Aaron Darke is a Senior Project and Program Manager with 25+ years’ experience running complex integrations across technology, brand, and operations. He is available for contract engagements across Australia, New Zealand, the United States, and Mexico.
Frequently asked
What should be covered in a 90-day post-merger integration plan?
A 90-day post-merger integration plan should cover four domains: people and leadership (governance, reporting lines, retention), brand and communications (interim brand position, employee and customer messaging), operations and process (operating model, process conflicts, vendor rationalisation), and digital and technical (systems inventory, access requirements, integration architecture). Days 1–30 focus on stabilisation, Days 31–60 on integration and alignment, and Days 61–90 on embedding changes and planning the next phase.
Why do most post-merger integrations fail?
Most post-merger integrations fail due to five root causes: no single integration lead with real decision-making authority, communication that is too slow or too corporate (employees fill information vacuums with rumour), underestimation of the technical integration complexity, treating culture as an HR program rather than an operational challenge, and trying to compress a 12-month integration into 90 days.
What does an integration project manager do?
An integration project manager leads the end-to-end execution of a post-merger integration program. This includes establishing governance and decision rights, managing workstreams across people, operations, brand, and technology, maintaining communication cadence across the organisation, escalating blockers and managing scope changes, and ultimately handing the program to the incoming operational leadership team with documentation and a clean transition.
How long does post-merger integration take?

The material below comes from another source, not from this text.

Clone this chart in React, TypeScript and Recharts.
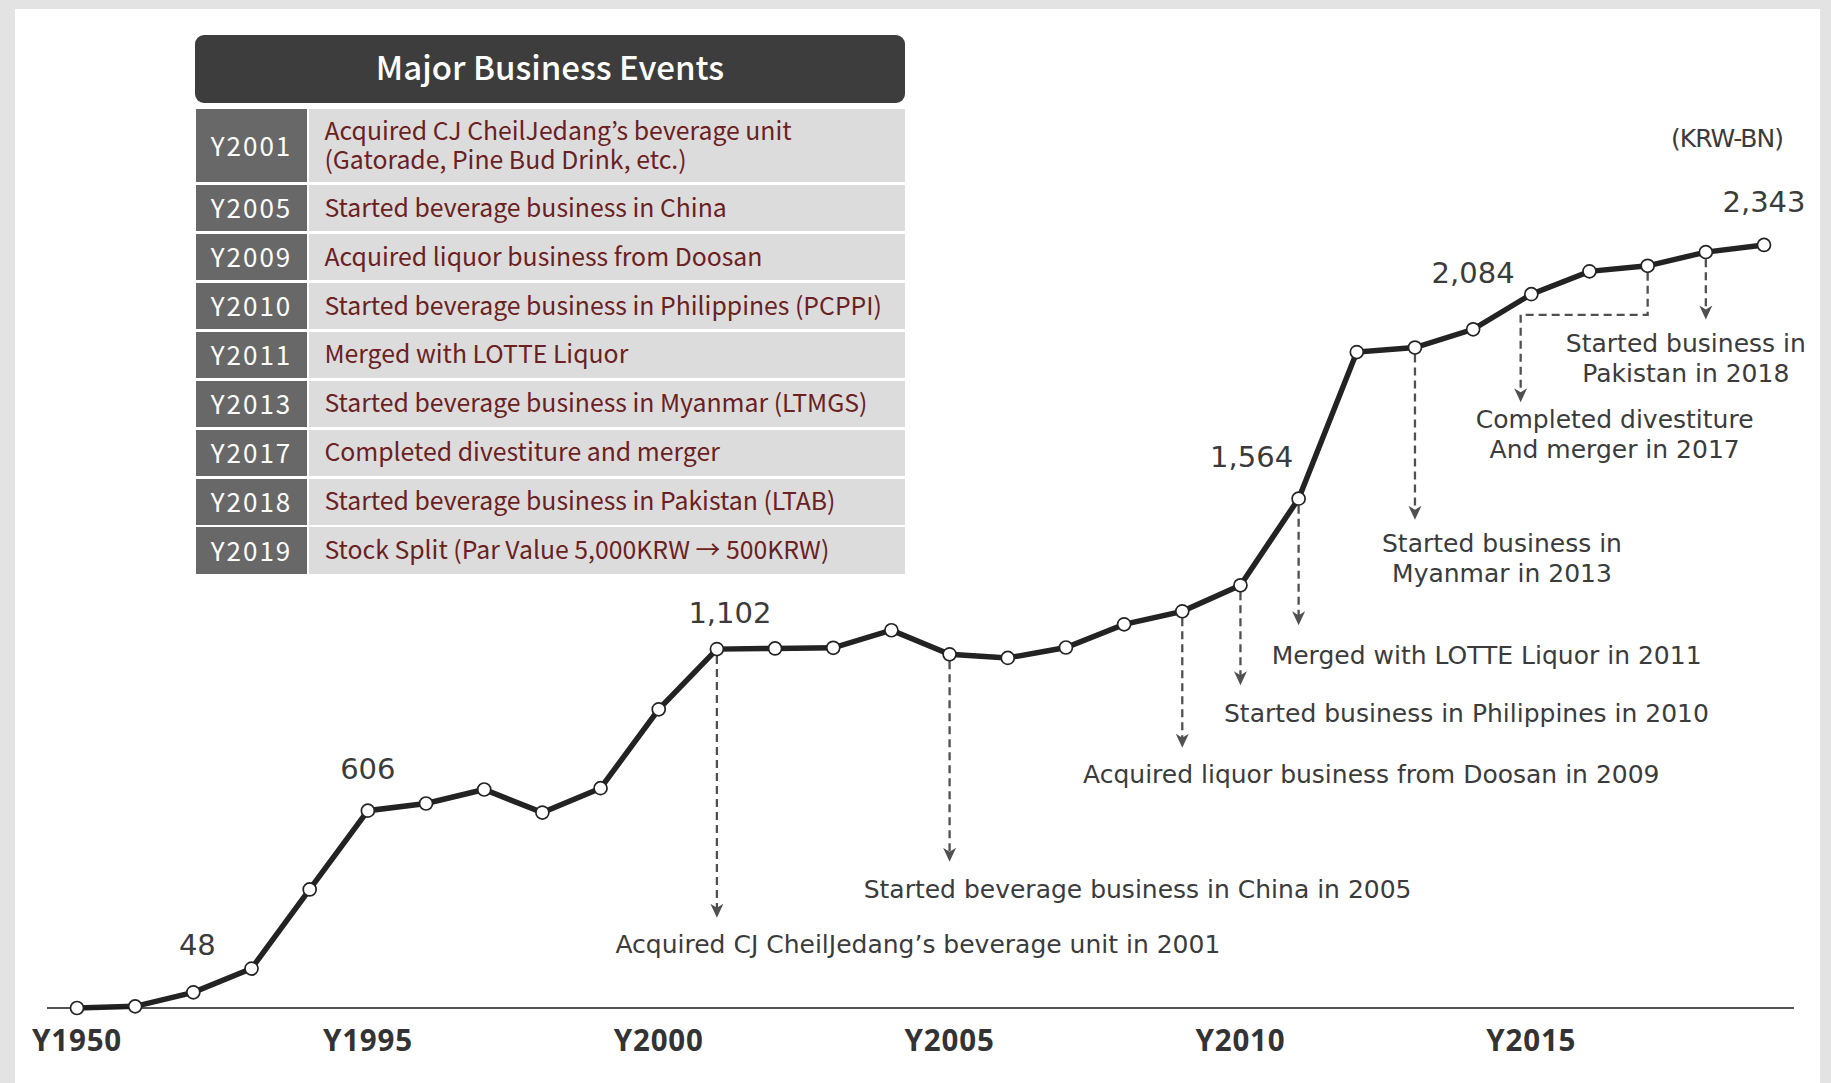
import React from "react";
import { LineChart, Line, XAxis, YAxis, ReferenceLine, LabelList } from "recharts";

// sales by year (KRW-BN)
const years = [
  "1950", "1991", "1992", "1993", "1994", "1995", "1996", "1997", "1998", "1999",
  "2000", "2001", "2002", "2003", "2004", "2005", "2006", "2007", "2008", "2009",
  "2010", "2011", "2012", "2013", "2014", "2015", "2016", "2017", "2018", "2019",
];
const sales = [
  0, 5, 48, 121, 364, 606, 628, 671, 600, 675,
  917, 1102, 1104, 1106, 1160, 1086, 1075, 1107, 1178, 1218,
  1298, 1564, 2014, 2028, 2084, 2192, 2262, 2279, 2321, 2343,
];
const tickYears = ["1950", "1995", "2000", "2005", "2010", "2015"];

// table of major events
const eventYears = ["Y2001", "Y2005", "Y2009", "Y2010", "Y2011", "Y2013", "Y2017", "Y2018", "Y2019"];
const eventTexts = [
  ["Acquired CJ CheilJedang’s beverage unit", "(Gatorade, Pine Bud Drink, etc.)"],
  ["Started beverage business in China"],
  ["Acquired liquor business from Doosan"],
  ["Started beverage business in Philippines (PCPPI)"],
  ["Merged with LOTTE Liquor"],
  ["Started beverage business in Myanmar (LTMGS)"],
  ["Completed divestiture and merger"],
  ["Started beverage business in Pakistan (LTAB)"],
  ["Stock Split (Par Value 5,000KRW → 500KRW)"],
];

// arrow notes on the line
const noteYears = ["2001", "2005", "2009", "2010", "2011", "2013", "2017", "2018"];
const noteTexts = [
  ["Acquired CJ CheilJedang’s beverage unit in 2001"],
  ["Started beverage business in China in 2005"],
  ["Acquired liquor business from Doosan in 2009"],
  ["Started business in Philippines in 2010"],
  ["Merged with LOTTE Liquor in 2011"],
  ["Started business in", "Myanmar in 2013"],
  ["Completed divestiture", "And merger in 2017"],
  ["Started business in", "Pakistan in 2018"],
];

// layout only: where each arrow stops (value units) and text offset from the tip (px)
const noteLayout = [
  { end: 277, dx: 201, dy: 27 },
  { end: 449, dx: 188, dy: 28 },
  { end: 799, dx: 189, dy: 27 },
  { end: 991, dx: 226, dy: 28 },
  { end: 1175, dx: 188, dy: 30 },
  { end: 1499, dx: 87, dy: 24 },
  { end: 1860, dx: 94, dy: 17, elbowDx: -127, elbowDy: 49 },
  { end: 2114, dx: -20, dy: 24 },
];
const labelOffsets: Record<string, [number, number]> = {
  "1992": [4, -47],
  "1995": [0, -42],
  "2001": [13, -36],
  "2011": [-47, -42],
  "2014": [0, -56],
  "2019": [0, -43],
};

const data = years.map((year, i) => ({ year, sales: sales[i] }));

const chartFont = "'DejaVu Sans', sans-serif";
const tableFont = "'Noto Sans CJK KR', 'Noto Sans', sans-serif";
const dashColor = "#505050";
const textColor = "#3b3b3b";

function ValueLabel(props: any) {
  const { x, y, value, index } = props;
  const off = labelOffsets[years[index]];
  if (!off) return null;
  return (
    <text
      x={x + off[0]}
      y={y + off[1]}
      textAnchor="middle"
      dominantBaseline="central"
      fontFamily={chartFont}
      fontSize={29}
      fill={textColor}
    >
      {Number(value).toLocaleString("en-US")}
    </text>
  );
}

function makeNoteShape(i: number) {
  return (p: any) => {
    const layout = noteLayout[i];
    const x1 = Number(p.x1);
    const y1 = Number(p.y1) + 7;
    const y2 = Number(p.y2);
    const tipX = x1 + (layout.elbowDx || 0);
    const tipY = y2;
    const path = layout.elbowDx
      ? `M${x1},${y1} V${y1 - 7 + layout.elbowDy} H${tipX} V${tipY - 9}`
      : `M${x1},${y1} V${tipY - 9}`;
    const lines = noteTexts[i];
    return (
      <g>
        <path d={path} fill="none" stroke={dashColor} strokeWidth={2.3} strokeDasharray="8 5" />
        <path
          d={`M${tipX},${tipY} L${tipX - 6.5},${tipY - 14} L${tipX},${tipY - 10} L${tipX + 6.5},${tipY - 14} Z`}
          fill={dashColor}
        />
        {lines.map((line, k) => (
          <text
            key={k}
            x={tipX + layout.dx}
            y={tipY + layout.dy + k * 30}
            textAnchor="middle"
            dominantBaseline="central"
            fontFamily={chartFont}
            fontSize={25}
            fill={textColor}
          >
            {line}
          </text>
        ))}
      </g>
    );
  };
}

function XTick(props: any) {
  const { x, y, payload } = props;
  return (
    <text
      x={x}
      y={y + 29}
      textAnchor="middle"
      dominantBaseline="central"
      fontFamily="'Noto Sans', sans-serif"
      fontWeight={700}
      fontSize={29.5}
      letterSpacing={0.8}
      fill="#333"
    >
      {`Y${payload.value}`}
    </text>
  );
}

function EventTable() {
  return (
    <div style={{ position: "absolute", left: 195, top: 35, width: 710, fontFamily: tableFont }}>
      <div
        style={{
          height: 68,
          boxSizing: "border-box",
          paddingBottom: 6,
          background: "#3d3d3d",
          borderRadius: 9,
          color: "#fff",
          fontSize: 33,
          fontWeight: 500,
          display: "flex",
          alignItems: "center",
          justifyContent: "center",
        }}
      >
        Major Business Events
      </div>
      <div style={{ display: "flex", flexDirection: "column", gap: 2.6, marginTop: 6, marginLeft: 1 }}>
        {eventYears.map((yr, i) => (
          <div key={yr} style={{ display: "flex", height: i === 0 ? 73 : 46.4, gap: 2.4 }}>
            <div
              style={{
                width: 111,
                boxSizing: "border-box",
                paddingBottom: 3,
                background: "#686868",
                color: "#fff",
                fontSize: 26,
                letterSpacing: 2,
                display: "flex",
                alignItems: "center",
                justifyContent: "center",
              }}
            >
              {yr}
            </div>
            <div
              style={{
                flex: 1,
                boxSizing: "border-box",
                background: "#dcdcdc",
                color: "#6b2121",
                fontSize: 24.8,
                lineHeight: "28.5px",
                paddingLeft: 15,
                paddingBottom: 4,
                whiteSpace: "nowrap",
                display: "flex",
                flexDirection: "column",
                justifyContent: "center",
              }}
            >
              {eventTexts[i].map((t) => (
                <div key={t}>{t}</div>
              ))}
            </div>
          </div>
        ))}
      </div>
    </div>
  );
}

export default function App() {
  return (
    <div
      style={{
        position: "absolute",
        left: 0,
        top: 0,
        width: 1831,
        height: 1083,
        background: "#e3e3e3",
        overflow: "hidden",
      }}
    >
      <div style={{ position: "absolute", left: 15, top: 9, right: 11, bottom: 0, background: "#fff" }} />
      <div style={{ position: "absolute", left: 0, top: 0 }}>
        <LineChart width={1831} height={1083} data={data} margin={{ top: 31, right: 37, bottom: 45, left: 47 }}>
          <XAxis
            dataKey="year"
            ticks={tickYears}
            tick={<XTick />}
            tickLine={false}
            tickSize={0}
            height={30}
            padding={{ left: 30, right: 30 }}
            axisLine={{ stroke: "#1a1a1a", strokeWidth: 1.5 }}
            interval={0}
          />
          <YAxis hide domain={[0, 3000]} />
          {noteYears.map((yr, i) => (
            <ReferenceLine
              key={yr}
              segment={[
                { x: yr, y: sales[years.indexOf(yr)] },
                { x: yr, y: noteLayout[i].end },
              ]}
              shape={makeNoteShape(i)}
              ifOverflow="visible"
            />
          ))}
          <Line
            type="linear"
            dataKey="sales"
            stroke="#232323"
            strokeWidth={5.5}
            dot={{ r: 6.5, fill: "#fff", stroke: "#232323", strokeWidth: 1.7 }}
            activeDot={false}
            isAnimationActive={false}
          >
            <LabelList dataKey="sales" content={<ValueLabel />} />
          </Line>
        </LineChart>
      </div>
      <EventTable />
      <div
        style={{
          position: "absolute",
          left: 1671,
          top: 124,
          fontFamily: chartFont,
          fontSize: 25,
          letterSpacing: -1,
          color: textColor,
        }}
      >
        (KRW-BN)
      </div>
    </div>
  );
}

A complex post-merger integration typically takes 12 to 18 months end-to-end. The first 90 days cover stabilisation and alignment — preventing the organisation from fragmenting, establishing workstreams, and building enough momentum for the longer integration to proceed. The full timeline depends on deal complexity, the number of entities involved, the extent of digital and technical integration required, and whether brand consolidation is part of the scope.